Reproduce the listing below exactly, beginning with its first line and ending with the line that holds "const maleTicks = [0, 50, 100, 150, 200, 250, 300]"; pictures are not part of the copy.
* * *
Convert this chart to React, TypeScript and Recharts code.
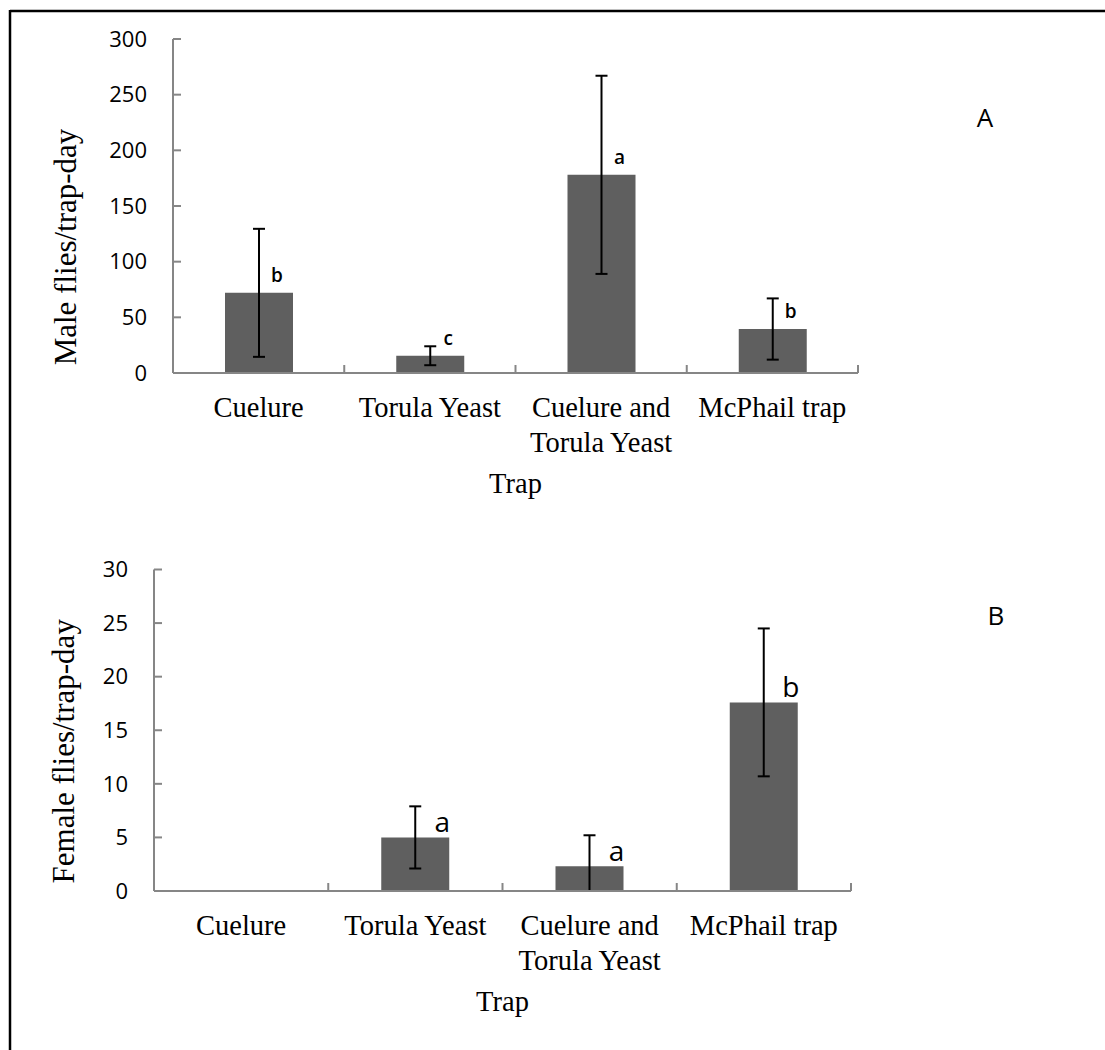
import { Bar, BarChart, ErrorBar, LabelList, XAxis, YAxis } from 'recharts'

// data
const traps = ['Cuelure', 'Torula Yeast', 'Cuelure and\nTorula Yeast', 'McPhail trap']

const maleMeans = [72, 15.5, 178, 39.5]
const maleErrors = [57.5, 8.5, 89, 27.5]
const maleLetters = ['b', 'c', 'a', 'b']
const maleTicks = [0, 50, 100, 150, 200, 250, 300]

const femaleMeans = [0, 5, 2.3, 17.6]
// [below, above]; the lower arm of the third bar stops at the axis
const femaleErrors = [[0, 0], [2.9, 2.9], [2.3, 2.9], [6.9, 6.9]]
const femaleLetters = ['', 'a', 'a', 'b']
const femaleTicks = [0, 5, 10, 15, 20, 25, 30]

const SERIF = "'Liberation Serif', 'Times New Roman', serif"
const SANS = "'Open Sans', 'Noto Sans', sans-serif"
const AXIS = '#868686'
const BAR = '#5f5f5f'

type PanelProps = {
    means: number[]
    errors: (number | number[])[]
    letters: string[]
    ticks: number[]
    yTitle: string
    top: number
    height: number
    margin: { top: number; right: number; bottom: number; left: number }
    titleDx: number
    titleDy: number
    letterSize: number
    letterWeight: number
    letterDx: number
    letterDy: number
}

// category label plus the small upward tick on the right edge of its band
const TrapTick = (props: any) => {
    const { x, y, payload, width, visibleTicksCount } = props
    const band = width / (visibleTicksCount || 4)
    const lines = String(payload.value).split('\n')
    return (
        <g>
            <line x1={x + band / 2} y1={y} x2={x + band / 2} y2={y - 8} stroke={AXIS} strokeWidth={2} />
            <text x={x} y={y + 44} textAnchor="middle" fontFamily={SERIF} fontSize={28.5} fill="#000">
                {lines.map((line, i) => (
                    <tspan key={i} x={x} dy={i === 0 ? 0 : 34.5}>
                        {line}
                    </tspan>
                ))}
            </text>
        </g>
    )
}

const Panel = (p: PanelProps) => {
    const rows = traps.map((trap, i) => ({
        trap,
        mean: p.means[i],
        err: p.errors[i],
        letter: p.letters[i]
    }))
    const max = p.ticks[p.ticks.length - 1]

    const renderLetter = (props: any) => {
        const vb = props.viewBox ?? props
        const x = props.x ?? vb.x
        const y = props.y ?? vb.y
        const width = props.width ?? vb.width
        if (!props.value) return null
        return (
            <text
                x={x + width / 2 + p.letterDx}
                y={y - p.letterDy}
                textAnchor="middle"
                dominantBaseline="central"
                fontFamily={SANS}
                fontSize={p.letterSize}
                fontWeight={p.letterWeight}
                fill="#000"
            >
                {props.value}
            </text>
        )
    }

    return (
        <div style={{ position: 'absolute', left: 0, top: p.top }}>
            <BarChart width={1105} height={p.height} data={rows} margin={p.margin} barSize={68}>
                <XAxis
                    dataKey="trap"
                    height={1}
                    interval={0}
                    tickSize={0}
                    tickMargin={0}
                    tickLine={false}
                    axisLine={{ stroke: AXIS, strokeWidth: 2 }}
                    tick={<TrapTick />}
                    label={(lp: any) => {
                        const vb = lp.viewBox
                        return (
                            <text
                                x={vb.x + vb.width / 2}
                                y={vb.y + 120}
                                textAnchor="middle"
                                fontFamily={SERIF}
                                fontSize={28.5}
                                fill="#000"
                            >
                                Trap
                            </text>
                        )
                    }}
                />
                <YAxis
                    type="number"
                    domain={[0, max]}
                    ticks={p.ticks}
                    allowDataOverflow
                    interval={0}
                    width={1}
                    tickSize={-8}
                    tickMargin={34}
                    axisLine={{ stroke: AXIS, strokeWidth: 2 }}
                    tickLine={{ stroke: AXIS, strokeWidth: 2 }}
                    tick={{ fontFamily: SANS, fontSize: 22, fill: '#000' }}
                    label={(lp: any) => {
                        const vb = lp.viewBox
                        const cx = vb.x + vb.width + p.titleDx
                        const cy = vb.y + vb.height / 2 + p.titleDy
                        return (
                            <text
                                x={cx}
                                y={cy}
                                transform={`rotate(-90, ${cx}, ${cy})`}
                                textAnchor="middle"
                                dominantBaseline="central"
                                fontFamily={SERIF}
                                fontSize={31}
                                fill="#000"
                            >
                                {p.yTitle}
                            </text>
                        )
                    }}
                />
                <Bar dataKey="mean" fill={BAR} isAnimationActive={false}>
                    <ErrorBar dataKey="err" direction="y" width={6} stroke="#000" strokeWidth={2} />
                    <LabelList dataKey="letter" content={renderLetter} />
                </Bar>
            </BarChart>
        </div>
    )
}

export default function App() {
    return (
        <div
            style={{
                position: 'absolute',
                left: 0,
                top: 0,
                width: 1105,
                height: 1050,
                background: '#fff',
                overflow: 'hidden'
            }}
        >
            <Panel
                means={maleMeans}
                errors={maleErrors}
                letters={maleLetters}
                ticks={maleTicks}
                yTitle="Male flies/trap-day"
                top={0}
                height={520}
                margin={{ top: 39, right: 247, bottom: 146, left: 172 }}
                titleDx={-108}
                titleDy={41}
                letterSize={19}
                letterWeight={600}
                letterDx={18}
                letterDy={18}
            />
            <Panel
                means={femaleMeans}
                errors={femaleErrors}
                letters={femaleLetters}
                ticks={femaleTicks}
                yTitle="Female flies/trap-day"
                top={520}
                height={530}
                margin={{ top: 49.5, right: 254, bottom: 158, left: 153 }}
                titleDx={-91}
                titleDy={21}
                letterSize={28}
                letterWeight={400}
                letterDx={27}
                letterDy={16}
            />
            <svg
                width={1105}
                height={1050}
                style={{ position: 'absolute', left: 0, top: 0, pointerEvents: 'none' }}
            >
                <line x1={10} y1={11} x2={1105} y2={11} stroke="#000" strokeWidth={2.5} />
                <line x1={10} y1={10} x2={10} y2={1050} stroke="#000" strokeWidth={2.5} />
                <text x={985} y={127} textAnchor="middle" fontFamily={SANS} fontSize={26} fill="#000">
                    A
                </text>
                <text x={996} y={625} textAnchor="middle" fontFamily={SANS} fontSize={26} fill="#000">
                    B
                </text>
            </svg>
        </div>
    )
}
* * *
▶ **Exercise answer**:
Convert this chart to React, TypeScript and Recharts code.
import { Bar, BarChart, ErrorBar, LabelList, XAxis, YAxis } from 'recharts'

// data
const traps = ['Cuelure', 'Torula Yeast', 'Cuelure and\nTorula Yeast', 'McPhail trap']

const maleMeans = [72, 15.5, 178, 39.5]
const maleErrors = [57.5, 8.5, 89, 27.5]
const maleLetters = ['b', 'c', 'a', 'b']
const maleTicks = [0, 50, 100, 150, 200, 250, 300]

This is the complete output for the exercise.